I put together a quick little pgr. to convert PC text files into C=128 numbered listings for a friend, and handled all effects except for comments containing commas.
I can't find any way, in QBasic to tell the difference... help...

Bob
 
Have you looked at
LINE INPUT
That supposed to read whole line till cr|LF, no respect to commas.

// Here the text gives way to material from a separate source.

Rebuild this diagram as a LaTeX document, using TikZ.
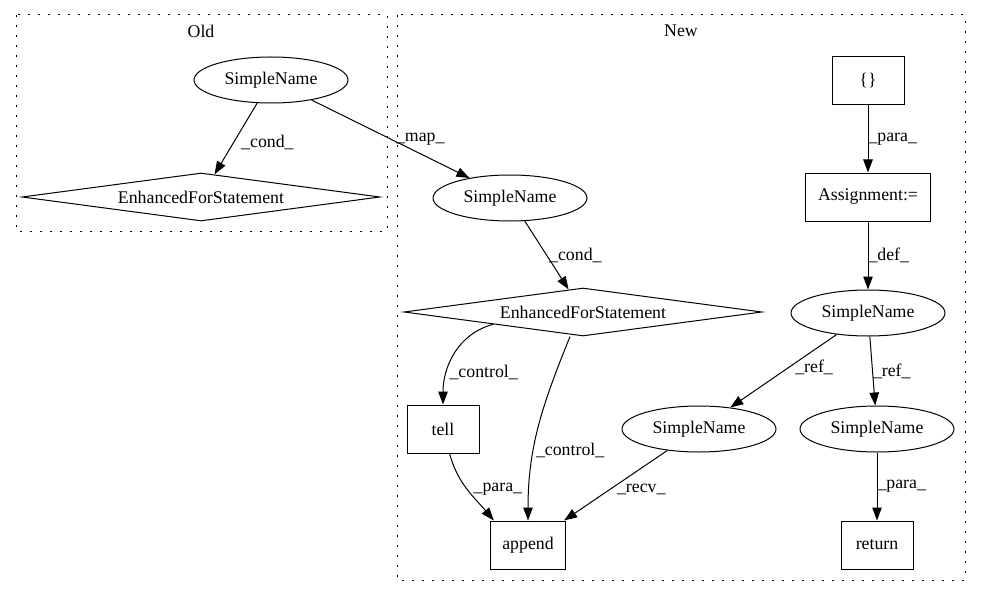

If this does not help please post text sample - what you want it to do, where it works and were it doesn't... I'm afraid I'm not quite sure what you mean otherwise.
 
Thanks, tsh73, I'll try that. Something I'm not familiar with.
I was using "INPUT #1, a$" to get the data.

Later,
Bob
 
It wasn't a line limited by the comma. A line is limited by the return.
In your program you were reading in a variable, which with no comma was limited by the return.
If the line lengths are all the same you could check length of the A$ and if it is less than line length you know that a comma was the terminator. Then read in another variable, combine the two into A$ and check the length again.

Ed Fair
Give the wrong symptoms, get the wrong solutions.
 
Ok, I have more time now to give a test sample.

" (= starting code)
CHARGET1 LDA #$0D ;value for a return, skip next 3
HEX 2C ;skip next two bytes
LDA #$20 ;enter here for value for space
STA CHARADD1 ;set for output
JSR CHAROUT ;for output of space,return,etc.
"
" (= my translation (so far))
2020 charget1 lda #$0d ;value for a return
2030 skip next 3
2040 .byt $2c ;skip next two bytes
2050 :lda #$20 ;enter here for value for space
2060 :sta charadd1 ;set for output
2070 :jsr charout ;for output of space
2080 return
2090 etc.
"
" (which should be this (if I could find the #%! commas))
2020 charget1 lda #$0d ;value for a return, skip next 3
2030 .byt $2c ;skip next two bytes
2040 :lda #$20 ;enter here for value for space
2050 :sta charadd1 ;set for output
2060 :jsr charout ;for output of space,return,etc.
"
(Else an assembler will consider skip, return, & etc. as labels (without hand editing))
(And since I've already added line numbers, changed cmds. to lower case, changed 'HEX' to '.byt' and added "$" to values, and indented non-labels, it'd only be complete to eliminate this last problem)

Thanks for the help,
Bob
 
Ed:
As the sample above demonstrates, length is highly variable. The text that the code comes from is as much as 50 pages of single spaced text where some lines have only a <9 char. label, and others have extended comments.
:Bob
 
In the sample text shown it will require the line input or as an alternative a single character input and build the line. Using the single character you could filter the commas or substitute for them.

Ed Fair
Give the wrong symptoms, get the wrong solutions.
 
Thank you very much, tsh73,

Your suggestion of 'LINE INPUT' was the "Answer!", as I imediately realized when I finally got around to reading about it from the 'HELP' screen. Had never used that command before, obviously.
It not only gave me the input that I wanted but reduced my program length by a third, after I removed all the, now, excess tests for handling the missing commas and the broken lines of input.